* _TASK TO CARRY OUT_
The data below holds a line containing "Write a Python" and a line containing "from matplotlib.ticker import MultipleLocator, FixedLocator"; please quote exactly those two lines and every line between them, and nothing else.

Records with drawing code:
· · · ·

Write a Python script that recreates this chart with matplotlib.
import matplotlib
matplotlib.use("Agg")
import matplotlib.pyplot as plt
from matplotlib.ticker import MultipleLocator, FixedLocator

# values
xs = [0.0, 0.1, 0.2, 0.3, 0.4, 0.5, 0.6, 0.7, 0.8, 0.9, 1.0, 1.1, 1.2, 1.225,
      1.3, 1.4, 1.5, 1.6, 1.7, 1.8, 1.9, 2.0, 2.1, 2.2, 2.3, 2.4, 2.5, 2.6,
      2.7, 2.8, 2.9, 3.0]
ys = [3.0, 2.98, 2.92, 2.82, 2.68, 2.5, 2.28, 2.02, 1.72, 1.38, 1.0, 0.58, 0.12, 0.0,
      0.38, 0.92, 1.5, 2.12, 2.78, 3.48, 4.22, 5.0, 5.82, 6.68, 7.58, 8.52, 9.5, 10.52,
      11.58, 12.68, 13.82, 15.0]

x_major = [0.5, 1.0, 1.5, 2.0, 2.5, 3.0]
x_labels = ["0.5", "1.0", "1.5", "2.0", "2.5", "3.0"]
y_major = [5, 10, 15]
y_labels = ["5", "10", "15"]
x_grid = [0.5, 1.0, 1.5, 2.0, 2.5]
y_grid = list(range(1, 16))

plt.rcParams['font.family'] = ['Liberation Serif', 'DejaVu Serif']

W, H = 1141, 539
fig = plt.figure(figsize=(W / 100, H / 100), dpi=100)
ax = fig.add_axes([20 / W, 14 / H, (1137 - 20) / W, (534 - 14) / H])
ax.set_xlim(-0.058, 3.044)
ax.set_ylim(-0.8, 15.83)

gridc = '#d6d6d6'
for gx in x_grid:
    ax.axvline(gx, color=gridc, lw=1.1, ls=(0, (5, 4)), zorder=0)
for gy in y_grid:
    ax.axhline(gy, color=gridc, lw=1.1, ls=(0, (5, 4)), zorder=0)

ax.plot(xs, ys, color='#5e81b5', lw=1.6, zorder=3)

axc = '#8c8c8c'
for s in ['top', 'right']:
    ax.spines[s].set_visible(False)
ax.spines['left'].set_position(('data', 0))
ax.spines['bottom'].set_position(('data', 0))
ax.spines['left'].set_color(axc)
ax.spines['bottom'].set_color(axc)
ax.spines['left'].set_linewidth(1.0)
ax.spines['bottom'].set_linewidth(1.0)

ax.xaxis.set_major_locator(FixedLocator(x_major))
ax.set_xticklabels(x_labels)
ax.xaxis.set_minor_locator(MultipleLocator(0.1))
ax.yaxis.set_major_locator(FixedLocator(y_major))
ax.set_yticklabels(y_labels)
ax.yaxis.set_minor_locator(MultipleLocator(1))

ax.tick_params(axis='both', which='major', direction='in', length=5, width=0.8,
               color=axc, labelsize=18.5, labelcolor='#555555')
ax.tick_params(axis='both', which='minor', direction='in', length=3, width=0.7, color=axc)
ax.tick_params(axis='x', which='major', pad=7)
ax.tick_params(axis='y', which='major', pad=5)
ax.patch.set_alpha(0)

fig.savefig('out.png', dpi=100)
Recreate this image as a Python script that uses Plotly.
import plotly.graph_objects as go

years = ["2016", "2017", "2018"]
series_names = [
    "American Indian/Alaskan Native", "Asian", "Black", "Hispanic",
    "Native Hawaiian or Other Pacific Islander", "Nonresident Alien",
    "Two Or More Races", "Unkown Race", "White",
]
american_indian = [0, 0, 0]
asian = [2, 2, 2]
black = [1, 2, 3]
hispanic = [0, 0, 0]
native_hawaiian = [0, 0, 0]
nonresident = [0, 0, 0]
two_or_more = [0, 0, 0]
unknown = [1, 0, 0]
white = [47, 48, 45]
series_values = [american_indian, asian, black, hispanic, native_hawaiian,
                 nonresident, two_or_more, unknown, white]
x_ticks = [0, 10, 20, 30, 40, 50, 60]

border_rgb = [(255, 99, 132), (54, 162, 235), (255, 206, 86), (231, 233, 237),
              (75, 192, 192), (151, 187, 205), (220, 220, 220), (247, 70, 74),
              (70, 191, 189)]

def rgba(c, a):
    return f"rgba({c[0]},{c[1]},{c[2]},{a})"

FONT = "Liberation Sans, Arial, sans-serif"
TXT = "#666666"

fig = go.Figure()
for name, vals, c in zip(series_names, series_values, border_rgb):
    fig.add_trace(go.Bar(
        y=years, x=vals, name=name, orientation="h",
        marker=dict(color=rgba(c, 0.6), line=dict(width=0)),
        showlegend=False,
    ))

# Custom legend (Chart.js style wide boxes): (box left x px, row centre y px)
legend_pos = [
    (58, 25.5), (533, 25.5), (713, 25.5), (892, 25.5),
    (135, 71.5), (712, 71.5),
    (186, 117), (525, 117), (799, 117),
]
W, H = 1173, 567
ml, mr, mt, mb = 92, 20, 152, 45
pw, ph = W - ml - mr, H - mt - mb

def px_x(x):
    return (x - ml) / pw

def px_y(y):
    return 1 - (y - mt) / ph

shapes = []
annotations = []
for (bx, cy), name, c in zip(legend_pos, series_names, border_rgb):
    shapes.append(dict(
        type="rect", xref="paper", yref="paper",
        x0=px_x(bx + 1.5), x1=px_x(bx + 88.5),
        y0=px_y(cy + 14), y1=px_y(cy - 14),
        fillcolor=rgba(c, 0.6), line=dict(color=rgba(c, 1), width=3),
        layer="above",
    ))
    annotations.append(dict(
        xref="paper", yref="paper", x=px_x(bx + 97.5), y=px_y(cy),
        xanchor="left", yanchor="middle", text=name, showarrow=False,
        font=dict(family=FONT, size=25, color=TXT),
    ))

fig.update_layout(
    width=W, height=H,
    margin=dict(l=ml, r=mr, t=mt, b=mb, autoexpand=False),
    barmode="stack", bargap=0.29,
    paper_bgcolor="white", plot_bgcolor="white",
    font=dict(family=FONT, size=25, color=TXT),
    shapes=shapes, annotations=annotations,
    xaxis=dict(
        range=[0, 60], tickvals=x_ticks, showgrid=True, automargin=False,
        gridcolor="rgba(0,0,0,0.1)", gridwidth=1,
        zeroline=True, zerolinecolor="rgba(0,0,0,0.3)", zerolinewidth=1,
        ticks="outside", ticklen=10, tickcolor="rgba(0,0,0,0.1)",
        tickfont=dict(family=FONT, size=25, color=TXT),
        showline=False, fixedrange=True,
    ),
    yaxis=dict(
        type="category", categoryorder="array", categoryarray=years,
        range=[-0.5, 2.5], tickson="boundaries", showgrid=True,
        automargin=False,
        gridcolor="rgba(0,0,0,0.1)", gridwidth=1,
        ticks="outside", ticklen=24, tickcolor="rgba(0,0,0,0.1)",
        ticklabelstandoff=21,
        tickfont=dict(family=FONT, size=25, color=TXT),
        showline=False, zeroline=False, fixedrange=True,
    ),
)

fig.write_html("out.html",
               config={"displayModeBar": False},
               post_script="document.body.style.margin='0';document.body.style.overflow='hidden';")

· · · ·

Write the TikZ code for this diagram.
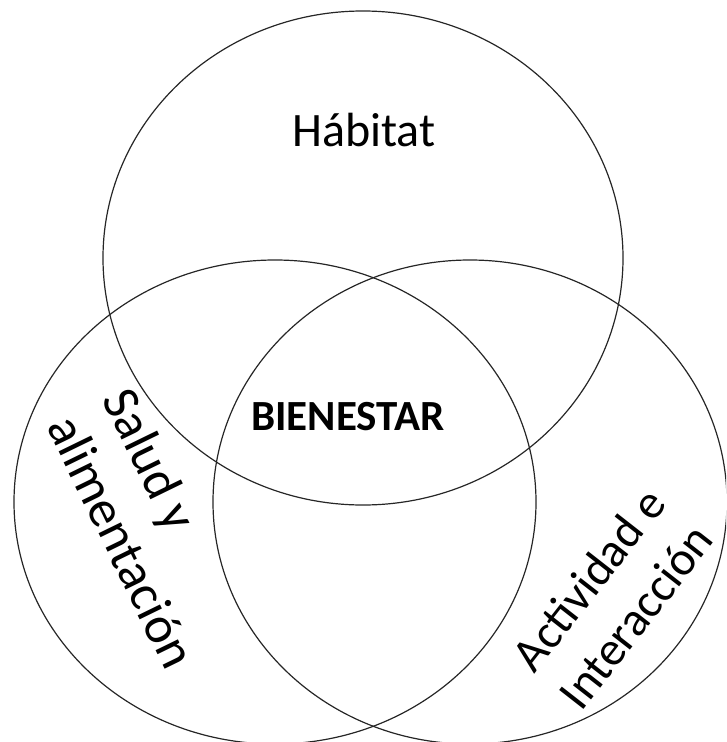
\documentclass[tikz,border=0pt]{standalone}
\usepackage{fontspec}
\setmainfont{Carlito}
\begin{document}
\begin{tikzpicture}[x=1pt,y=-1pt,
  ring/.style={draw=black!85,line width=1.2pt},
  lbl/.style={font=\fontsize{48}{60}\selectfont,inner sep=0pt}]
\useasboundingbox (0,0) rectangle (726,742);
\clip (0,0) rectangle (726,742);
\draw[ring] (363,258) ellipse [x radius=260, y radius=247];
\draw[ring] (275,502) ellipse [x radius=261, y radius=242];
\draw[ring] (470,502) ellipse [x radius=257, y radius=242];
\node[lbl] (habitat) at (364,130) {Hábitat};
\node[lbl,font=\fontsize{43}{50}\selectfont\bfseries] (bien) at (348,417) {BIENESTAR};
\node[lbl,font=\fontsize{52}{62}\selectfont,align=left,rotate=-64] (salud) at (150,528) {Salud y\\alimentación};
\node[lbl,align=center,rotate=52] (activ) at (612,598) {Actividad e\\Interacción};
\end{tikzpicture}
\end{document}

· · · ·

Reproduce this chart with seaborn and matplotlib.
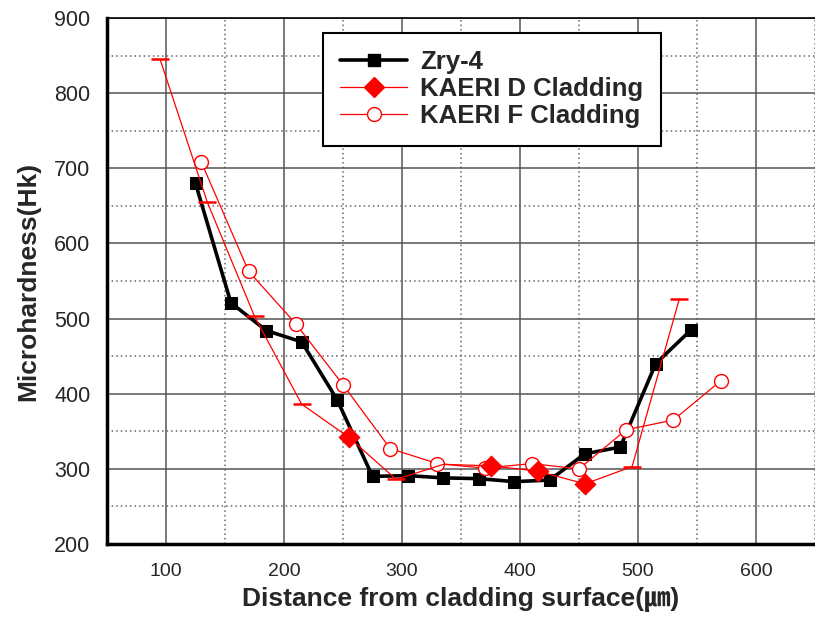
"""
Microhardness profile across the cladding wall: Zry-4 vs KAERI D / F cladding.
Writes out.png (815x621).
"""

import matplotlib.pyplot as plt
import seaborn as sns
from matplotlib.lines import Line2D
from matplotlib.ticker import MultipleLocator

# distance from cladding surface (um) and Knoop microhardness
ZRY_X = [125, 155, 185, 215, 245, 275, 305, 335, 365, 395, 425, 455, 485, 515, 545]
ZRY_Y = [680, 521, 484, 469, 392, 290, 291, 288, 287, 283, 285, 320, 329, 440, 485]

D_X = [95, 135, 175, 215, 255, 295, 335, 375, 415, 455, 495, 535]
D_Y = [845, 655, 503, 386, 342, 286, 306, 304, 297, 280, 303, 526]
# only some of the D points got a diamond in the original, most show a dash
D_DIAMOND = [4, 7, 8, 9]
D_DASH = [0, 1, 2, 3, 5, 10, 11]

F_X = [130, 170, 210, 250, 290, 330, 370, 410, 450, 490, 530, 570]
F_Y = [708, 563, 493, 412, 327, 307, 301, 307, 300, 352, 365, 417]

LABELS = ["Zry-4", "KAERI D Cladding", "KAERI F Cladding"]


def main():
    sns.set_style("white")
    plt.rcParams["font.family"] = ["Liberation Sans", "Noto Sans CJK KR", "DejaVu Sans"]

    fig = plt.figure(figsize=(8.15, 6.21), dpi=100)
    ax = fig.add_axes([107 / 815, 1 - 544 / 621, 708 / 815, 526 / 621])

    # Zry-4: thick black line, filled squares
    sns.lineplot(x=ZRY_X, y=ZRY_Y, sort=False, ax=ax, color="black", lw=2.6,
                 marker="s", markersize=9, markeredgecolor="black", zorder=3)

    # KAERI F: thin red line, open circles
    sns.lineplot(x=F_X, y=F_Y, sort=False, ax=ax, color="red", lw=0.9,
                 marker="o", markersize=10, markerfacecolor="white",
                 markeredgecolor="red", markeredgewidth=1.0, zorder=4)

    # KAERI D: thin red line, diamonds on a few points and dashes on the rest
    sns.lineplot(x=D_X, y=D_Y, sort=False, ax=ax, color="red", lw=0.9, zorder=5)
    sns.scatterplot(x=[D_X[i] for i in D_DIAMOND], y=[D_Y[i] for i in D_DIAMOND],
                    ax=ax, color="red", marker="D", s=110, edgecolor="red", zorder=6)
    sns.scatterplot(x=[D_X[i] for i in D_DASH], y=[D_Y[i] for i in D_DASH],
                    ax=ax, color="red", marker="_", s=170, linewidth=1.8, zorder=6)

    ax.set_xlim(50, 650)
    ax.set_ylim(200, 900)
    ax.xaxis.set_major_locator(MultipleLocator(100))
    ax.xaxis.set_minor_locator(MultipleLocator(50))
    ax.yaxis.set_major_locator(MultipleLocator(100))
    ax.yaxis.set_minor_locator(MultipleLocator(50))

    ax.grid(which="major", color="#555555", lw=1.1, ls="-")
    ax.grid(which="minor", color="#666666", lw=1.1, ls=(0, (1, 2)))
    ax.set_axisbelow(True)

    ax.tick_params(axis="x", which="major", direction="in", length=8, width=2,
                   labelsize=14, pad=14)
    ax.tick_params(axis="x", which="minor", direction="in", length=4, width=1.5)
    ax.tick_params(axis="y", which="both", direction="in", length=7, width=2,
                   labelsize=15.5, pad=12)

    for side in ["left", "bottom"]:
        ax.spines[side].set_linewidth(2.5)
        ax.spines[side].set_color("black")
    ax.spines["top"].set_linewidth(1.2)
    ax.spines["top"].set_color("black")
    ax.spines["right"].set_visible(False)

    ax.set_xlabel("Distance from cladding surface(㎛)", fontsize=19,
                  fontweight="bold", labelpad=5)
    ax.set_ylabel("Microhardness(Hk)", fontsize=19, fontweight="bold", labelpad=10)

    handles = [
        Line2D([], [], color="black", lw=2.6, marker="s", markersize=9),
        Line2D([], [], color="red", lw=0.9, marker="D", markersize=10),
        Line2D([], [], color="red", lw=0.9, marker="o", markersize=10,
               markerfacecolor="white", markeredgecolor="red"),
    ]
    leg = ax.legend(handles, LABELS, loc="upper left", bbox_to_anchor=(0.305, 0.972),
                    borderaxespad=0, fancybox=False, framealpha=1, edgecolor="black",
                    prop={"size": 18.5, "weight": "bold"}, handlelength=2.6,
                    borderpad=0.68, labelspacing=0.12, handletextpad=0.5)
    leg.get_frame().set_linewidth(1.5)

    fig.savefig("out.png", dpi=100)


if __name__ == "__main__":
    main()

· · · ·

* _COMPLETED EXERCISE_
Write a Python script that recreates this chart with matplotlib.
import matplotlib
matplotlib.use("Agg")
import matplotlib.pyplot as plt
from matplotlib.ticker import MultipleLocator, FixedLocator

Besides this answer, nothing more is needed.